• **CHALLENGE**: No images are to be carried over; print all other material exactly as it stands.

• **STORED DATA**:
· · · · ·

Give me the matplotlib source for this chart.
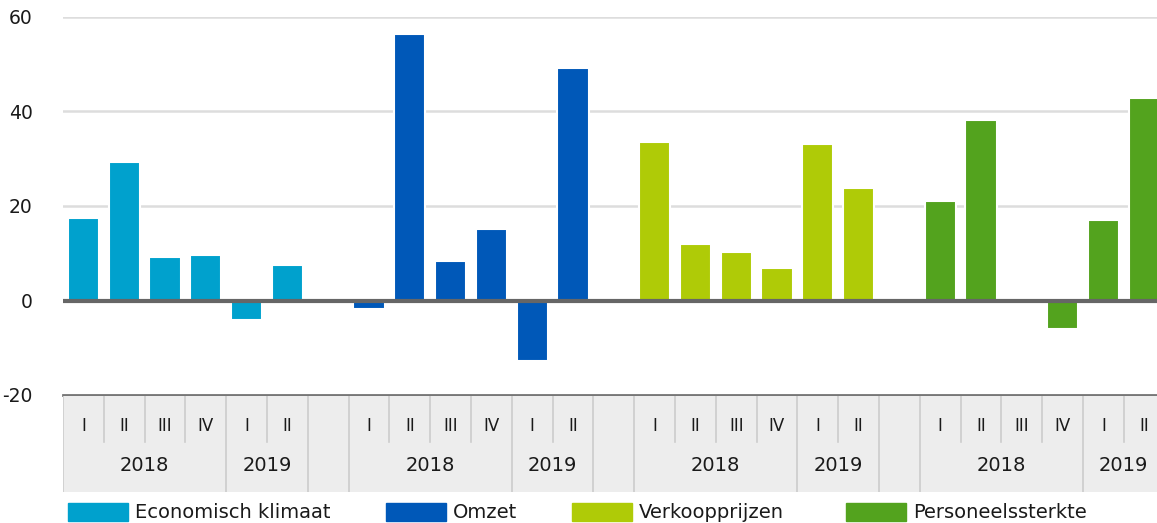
import matplotlib.pyplot as plt
from matplotlib.patches import Rectangle

# data: saldo per kwartaal, vier indicatoren
series = ["Economisch klimaat", "Omzet", "Verkoopprijzen", "Personeelssterkte"]
colors = ["#00a1cd", "#0058b8", "#afcb07", "#53a31e"]
quarters = ["I", "II", "III", "IV", "I", "II"]
years = ["2018", "2019"]
economisch = [17.5, 29.3, 9.3, 9.7, -4.2, 7.6]
omzet = [-1.7, 56.4, 8.4, 15.2, -12.8, 49.2]
verkoop = [33.6, 11.9, 10.2, 6.8, 33.2, 23.8]
personeel = [21.1, 38.2, 0.0, -6.0, 17.0, 42.9]
values = [economisch, omzet, verkoop, personeel]
yticks = [-20, 0, 20, 40, 60]

W, H = 1157, 523
plt.rcParams['font.family'] = ['DejaVu Sans']
fig = plt.figure(figsize=(W / 100, H / 100), dpi=100)
txtcol = "#1a1a1a"

slot = 40.8
x0 = 63
nslots = 27
ax = fig.add_axes([x0 / W, 1 - 395 / H, nslots * slot / W, (395 - 17) / H])
ax.set_xlim(-0.5, nslots - 0.5)
ax.set_ylim(-20, 60)

for g in range(4):
    xs = [7 * g + k for k in range(6)]
    ax.bar(xs, values[g], width=0.76, color=colors[g], edgecolor="white",
           linewidth=1.5, zorder=3)

ax.set_yticks(yticks)
ax.set_yticklabels([str(t) for t in yticks], fontsize=13.5, color=txtcol)
ax.tick_params(axis="y", length=0, pad=22)
ax.tick_params(axis="x", bottom=False, labelbottom=False)
ax.grid(axis="y", color="#dddddd", linewidth=1.8, zorder=0)
ax.axhline(0, color="#666666", linewidth=3, zorder=4)
for s in ["top", "right", "left"]:
    ax.spines[s].set_visible(False)
ax.spines["bottom"].set_color("#777777")
ax.spines["bottom"].set_linewidth(2)
ax.spines["bottom"].set_zorder(5)

# category axis box below
cax = fig.add_axes([x0 / W, 1 - 492 / H, nslots * slot / W, (492 - 396) / H])
cax.set_xlim(-0.5, nslots - 0.5)
cax.set_ylim(0, 1)
cax.set_facecolor("#ededed")
for s in cax.spines.values():
    s.set_visible(False)
cax.set_xticks([])
cax.set_yticks([])

cax.axvline(-0.5, color="#cccccc", linewidth=1.2)
for g in range(4):
    base = 7 * g
    for k, q in enumerate(quarters):
        cax.text(base + k, 0.69, q, ha="center", va="center", fontsize=12,
                 color=txtcol)
    for k in [0.5, 1.5, 2.5, 4.5]:
        cax.plot([base + k, base + k], [0.52, 1], color="#cccccc", linewidth=1.2)
    for k in [3.5, 5.5, 6.5]:
        cax.axvline(base + k, color="#cccccc", linewidth=1.2)
    cax.text(base + 1.5, 0.28, years[0], ha="center", va="center",
             fontsize=14, color=txtcol)
    cax.text(base + 4.5, 0.28, years[1], ha="center", va="center",
             fontsize=14, color=txtcol)

# legend
leg_x = [68, 386, 572, 846]
for name, col, lx in zip(series, colors, leg_x):
    fig.add_artist(Rectangle((lx / W, 1 - 521 / H), 60 / W, 18 / H,
                             transform=fig.transFigure, color=col))
    fig.text((lx + 67) / W, 1 - 512 / H, name, ha="left", va="center",
             fontsize=14, color=txtcol)

fig.savefig("out.png", dpi=100)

· · · · ·

• **RESULT**:
Give me the matplotlib source for this chart.
import matplotlib.pyplot as plt
from matplotlib.patches import Rectangle

# data: saldo per kwartaal, vier indicatoren
series = ["Economisch klimaat", "Omzet", "Verkoopprijzen", "Personeelssterkte"]
colors = ["#00a1cd", "#0058b8", "#afcb07", "#53a31e"]
quarters = ["I", "II", "III", "IV", "I", "II"]
years = ["2018", "2019"]
economisch = [17.5, 29.3, 9.3, 9.7, -4.2, 7.6]
omzet = [-1.7, 56.4, 8.4, 15.2, -12.8, 49.2]
verkoop = [33.6, 11.9, 10.2, 6.8, 33.2, 23.8]
personeel = [21.1, 38.2, 0.0, -6.0, 17.0, 42.9]
values = [economisch, omzet, verkoop, personeel]
yticks = [-20, 0, 20, 40, 60]

W, H = 1157, 523
plt.rcParams['font.family'] = ['DejaVu Sans']
fig = plt.figure(figsize=(W / 100, H / 100), dpi=100)
txtcol = "#1a1a1a"

slot = 40.8
x0 = 63
nslots = 27
ax = fig.add_axes([x0 / W, 1 - 395 / H, nslots * slot / W, (395 - 17) / H])
ax.set_xlim(-0.5, nslots - 0.5)
ax.set_ylim(-20, 60)

for g in range(4):
    xs = [7 * g + k for k in range(6)]
    ax.bar(xs, values[g], width=0.76, color=colors[g], edgecolor="white",
           linewidth=1.5, zorder=3)

ax.set_yticks(yticks)
ax.set_yticklabels([str(t) for t in yticks], fontsize=13.5, color=txtcol)
ax.tick_params(axis="y", length=0, pad=22)
ax.tick_params(axis="x", bottom=False, labelbottom=False)
ax.grid(axis="y", color="#dddddd", linewidth=1.8, zorder=0)
ax.axhline(0, color="#666666", linewidth=3, zorder=4)
for s in ["top", "right", "left"]:
    ax.spines[s].set_visible(False)
ax.spines["bottom"].set_color("#777777")
ax.spines["bottom"].set_linewidth(2)
ax.spines["bottom"].set_zorder(5)

# category axis box below
cax = fig.add_axes([x0 / W, 1 - 492 / H, nslots * slot / W, (492 - 396) / H])
cax.set_xlim(-0.5, nslots - 0.5)
cax.set_ylim(0, 1)
cax.set_facecolor("#ededed")
for s in cax.spines.values():
    s.set_visible(False)
cax.set_xticks([])
cax.set_yticks([])

cax.axvline(-0.5, color="#cccccc", linewidth=1.2)
for g in range(4):
    base = 7 * g
    for k, q in enumerate(quarters):
        cax.text(base + k, 0.69, q, ha="center", va="center", fontsize=12,
                 color=txtcol)
    for k in [0.5, 1.5, 2.5, 4.5]:
        cax.plot([base + k, base + k], [0.52, 1], color="#cccccc", linewidth=1.2)
    for k in [3.5, 5.5, 6.5]:
        cax.axvline(base + k, color="#cccccc", linewidth=1.2)
    cax.text(base + 1.5, 0.28, years[0], ha="center", va="center",
             fontsize=14, color=txtcol)
    cax.text(base + 4.5, 0.28, years[1], ha="center", va="center",
             fontsize=14, color=txtcol)

# legend
leg_x = [68, 386, 572, 846]
for name, col, lx in zip(series, colors, leg_x):
    fig.add_artist(Rectangle((lx / W, 1 - 521 / H), 60 / W, 18 / H,
                             transform=fig.transFigure, color=col))
    fig.text((lx + 67) / W, 1 - 512 / H, name, ha="left", va="center",
             fontsize=14, color=txtcol)

fig.savefig("out.png", dpi=100)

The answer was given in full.